Selon vous, pourquoi l’utilisation des drones
inquiète-t-elle encore le grand public ?
Il existe tout d’abord une grande confusion entre le monde du
loisir, le secteur professionnel et le domaine militaire
lorsqu’il est question de drones. Cela crée l’illusion qu’un
drone peut tout faire, et cela très facilement. Pour le profane,
ça a donc quelque chose de fascinant, mais cela éveille aussi des
fantasmes et des craintes. La réalité est bien sûr plus
complexe.
Il faut désacraliser l’univers du drone : il ne sait pas tout
faire. Fondamentalement, ce n’est qu’un outil au service de
l’homme, au même titre qu’un ordinateur. Ce sont ses applications
qui vont déterminer son usage, ses capacités, sa réglementation.

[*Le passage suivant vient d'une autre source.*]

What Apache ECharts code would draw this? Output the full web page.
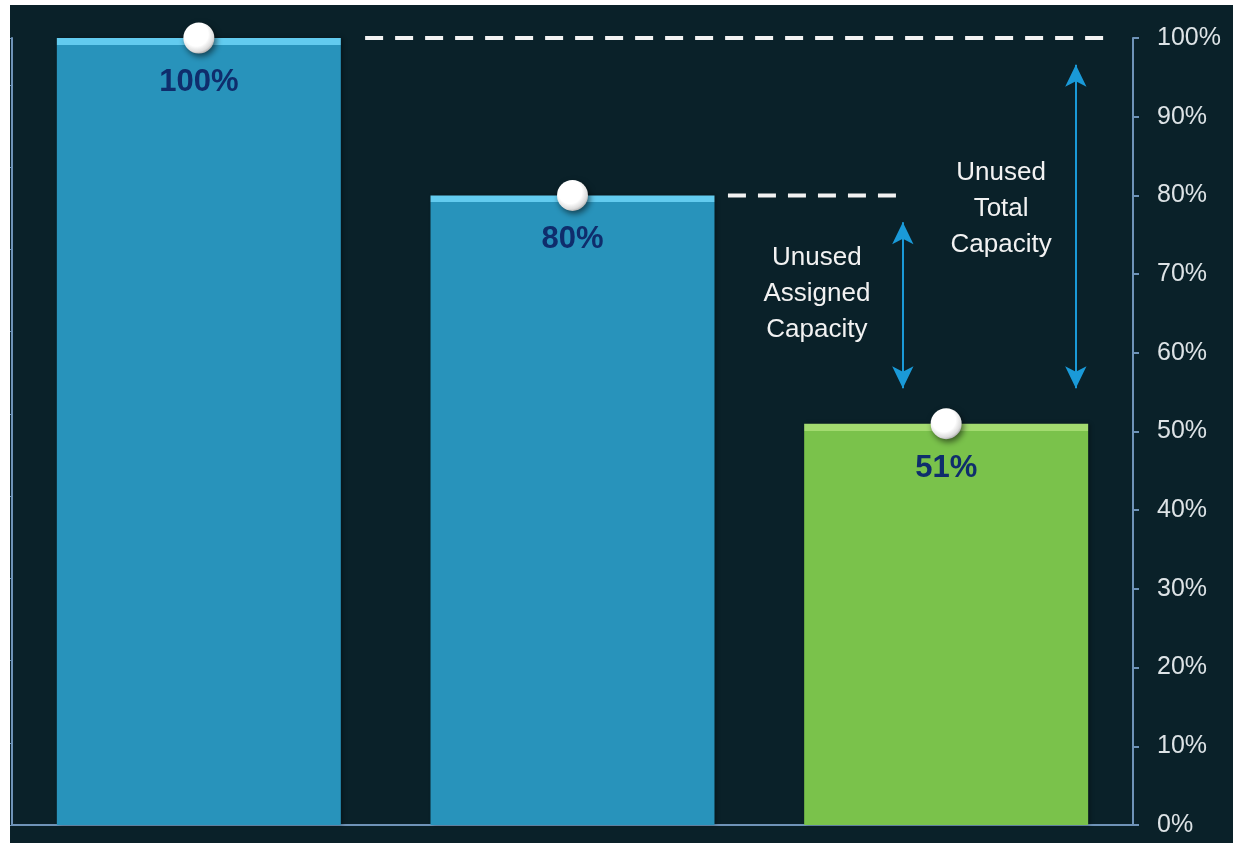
<!DOCTYPE html>
<html><head><meta charset="utf-8">
<script src="https://cdn.jsdelivr.net/npm/echarts@6/dist/echarts.min.js"></script>
<style>
html,body{margin:0;padding:0;background:#ffffff;width:1233px;height:843px;overflow:hidden}
#c{position:absolute;left:10px;top:5px;width:1223px;height:838px;background:#0a2129}
</style></head><body>
<div id="c"></div>
<script>
// categories and values
const categories = ['Total', 'Assigned', 'Used'];
const values = [100, 80, 51];
const yTicks = ['0%','10%','20%','30%','40%','50%','60%','70%','80%','90%','100%'];
// dashed reference lines (x in category-index units, y in %)
const dashTotal = [[0.945, 100], [2.944, 100]];
const dashAssigned = [[1.916, 80], [2.376, 80]];
// double arrows
const arrowAssigned = [[2.384, 76.6], [2.384, 55.5]];
const arrowTotal = [[2.847, 96.6], [2.847, 55.5]];
// annotation texts
const noteAssigned = [2.154, 67.5, 'Unused\nAssigned\nCapacity'];
const noteTotal = [2.647, 78.3, 'Unused\nTotal\nCapacity'];

const FONT = "'Liberation Sans', Arial, sans-serif";
const barColors = [['#62cbef','#2893bb'], ['#62cbef','#2893bb'], ['#a3db70','#7ac24b']];
const pxPerUnit = 7.87;

const chart = echarts.init(document.getElementById('c'));
const barData = values.map((v, i) => {
  const f = Math.min(0.5, 7 / (v * pxPerUnit));
  return {
    value: v,
    itemStyle: {
      color: new echarts.graphic.LinearGradient(0, 0, 0, 1, [
        {offset: 0, color: barColors[i][0]},
        {offset: f, color: barColors[i][0]},
        {offset: f + 0.0001, color: barColors[i][1]},
        {offset: 1, color: barColors[i][1]}
      ]),
      shadowColor: 'rgba(0,0,0,0.35)', shadowBlur: 4, shadowOffsetX: 2
    }
  };
});

const axisLineColor = '#6f93b8';
chart.setOption({
  animation: false,
  grid: {left: 2, right: 100, top: 33, bottom: 18},
  xAxis: [
    {type: 'category', data: categories,
     axisLine: {onZero: false, lineStyle: {color: axisLineColor, width: 2}},
     axisTick: {show: false}, axisLabel: {show: false}},
    {type: 'value', min: 0, max: 3, show: false}
  ],
  yAxis: [
    {type: 'value', position: 'right', min: 0, max: 100, interval: 10,
     axisLine: {show: true, onZero: false, lineStyle: {color: axisLineColor, width: 2}},
     axisTick: {show: true, inside: false, length: 6, lineStyle: {color: axisLineColor, width: 2}},
     splitLine: {show: false},
     axisLabel: {margin: 24, color: '#dde3e6', fontSize: 25, fontFamily: FONT,
       formatter: (v) => yTicks[Math.round(v / 10)]}},
    {type: 'value', position: 'left', min: 0, max: 9.57, interval: 1,
     axisLine: {show: true, onZero: false, lineStyle: {color: axisLineColor, width: 2}},
     axisTick: {show: true, length: 3, lineStyle: {color: axisLineColor, width: 1}},
     splitLine: {show: false}, axisLabel: {show: false}}
  ],
  series: [
    {type: 'bar', data: barData, barWidth: '76%', yAxisIndex: 0, xAxisIndex: 0,
     label: {show: true, position: 'insideTop', distance: 29, color: '#0f2d6c', fontWeight: 'bold',
       fontSize: 31, fontFamily: FONT, formatter: (p) => p.value + '%'}},
    {type: 'line', xAxisIndex: 1, yAxisIndex: 0, data: dashTotal, symbol: 'none',
     lineStyle: {color: '#f2f2f2', width: 4, type: [18, 12]}},
    {type: 'line', xAxisIndex: 1, yAxisIndex: 0, data: dashAssigned, symbol: 'none',
     lineStyle: {color: '#f2f2f2', width: 4, type: [18, 12]}},
    {type: 'line', xAxisIndex: 1, yAxisIndex: 0, data: [],
     markLine: {silent: true, symbol: ['arrow', 'arrow'], symbolSize: [16, 22], label: {show: false},
       lineStyle: {color: '#1a9ad8', width: 2, type: 'solid'},
       data: [
         [{coord: arrowAssigned[0]}, {coord: arrowAssigned[1]}],
         [{coord: arrowTotal[0]}, {coord: arrowTotal[1]}]
       ]}},
    {type: 'scatter', xAxisIndex: 1, yAxisIndex: 0, symbolSize: 0,
     data: [noteAssigned, noteTotal],
     itemStyle: {opacity: 1, color: 'transparent'},
     label: {show: true, position: 'inside', color: '#f2f2f2', fontSize: 26, lineHeight: 36,
       textBorderWidth: 0, textShadowBlur: 0, opacity: 1,
       fontFamily: FONT, align: 'center', verticalAlign: 'middle',
       formatter: (p) => p.data[2]}},
    {type: 'scatter', xAxisIndex: 0, yAxisIndex: 0, symbolSize: 31, z: 5,
     data: values.map((v, i) => [i, v]),
     itemStyle: {
       opacity: 1,
       color: new echarts.graphic.RadialGradient(0.42, 0.38, 0.7, [
         {offset: 0, color: '#ffffff'}, {offset: 0.55, color: '#ffffff'},
         {offset: 0.8, color: '#dcdcdc'}, {offset: 1, color: '#8c8c8c'}
       ]),
       shadowColor: 'rgba(0,0,0,0.55)', shadowBlur: 6, shadowOffsetX: 2, shadowOffsetY: 3
     }}
  ]
});
</script>
</body></html>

Tout le monde n’est pas d’ailleurs pas habilité à se servir d’un
drone, les règles d’utilisation sont très strictes et il y a un
long apprentissage à faire.
Au sein de notre entreprise Delta Drone, nous sommes limités à
1km de distance et 150m d’altitude pour l’utilisation de nos
appareils. Nos drones sont toujours inclus dans une solution
professionnelle complète et ne sont qu’un élément de l’offre. Une
solution dédiée à l’inventaire est extrêmement différente d’une
solution dédiée à la sécurité, par exemple.
Comment évoluent les pratiques et la réglementation
aujourd’hui ?
Le débat actuel sur les aspects réglementaires porte
principalement sur le marché de la sécurité. Il faut tout d’abord
distinguer deux branches : la sécurité privée, et la sécurité
publique.
Pour la sécurité privée, l’utilisation de la vidéosurveillance
mobile n’est qu’une troisième couche qui vient s’ajouter aux
agents de sécurité et aux moyens de surveillance fixe. Celle-ci
obéit aux règles aéronautiques et prendre diverses formes en
fonction des besoins du site privé. Mais en aucun cas le drone ne
peut sortir de la zone de surveillance.
Concernant la sécurité publique, c’est là où le projet de loi
actuel pose question, puisque nous nous trouvons dans l’espace
public. Nous, dronistes, sommes au service des autorités
publiques, mais nous n’avons aucune qualification pour être
détenteurs des images. Il y a un flux, mais pas de consultation
des images chez nous. Nous ne sommes qu’un « passeur
d’informations ». En tant que développeurs de solutions, nous
avons les moyens technologiques de flouter les individus
automatiquement grâce à l’IA, ou encore de limiter le temps
d’archivage, mais cela dépend des autorités publiques. Le débat
reste entier, c’est évident, mais cela reste entre l’État et les
citoyens. Les constructeurs ne sont pas partie prenante, mais
nous nous efforçons de créer des outils fiables et conformes aux
exigences.
Quelles sont les perspectives pour les secteurs du drone
?
L’aide de la technologie est nécessaire pour gérer des situations
risquées ; elle permet de limiter le risque humain. Le drone a
cet avantage d’être un œil déporté, pour accéder aux endroits qui
présentent des risques pour les personnes.
Il paraît évident que l’univers du drone va connaître une
croissance exponentielle. Mais il y aura une « sélection
naturelle » entre les entreprises qui respecteront les règles de
l’art et de la conception. Commercialiser des drones demande de
créer des systèmes complets, adaptés à l’utilisation finale. Cela
exige beaucoup d’argent, à investir dans la R&D et la montée
en compétences. Ce mur financier va très probablement décourager
de nombreuses start-up qui souhaitent intégrer le marché
aujourd’hui.
Pour notre part, il nous a fallu presque 10 ans pour explorer,
expérimenter et s’imposer. Mais nous sommes face à un secteur
tout neuf, où tout est à construire.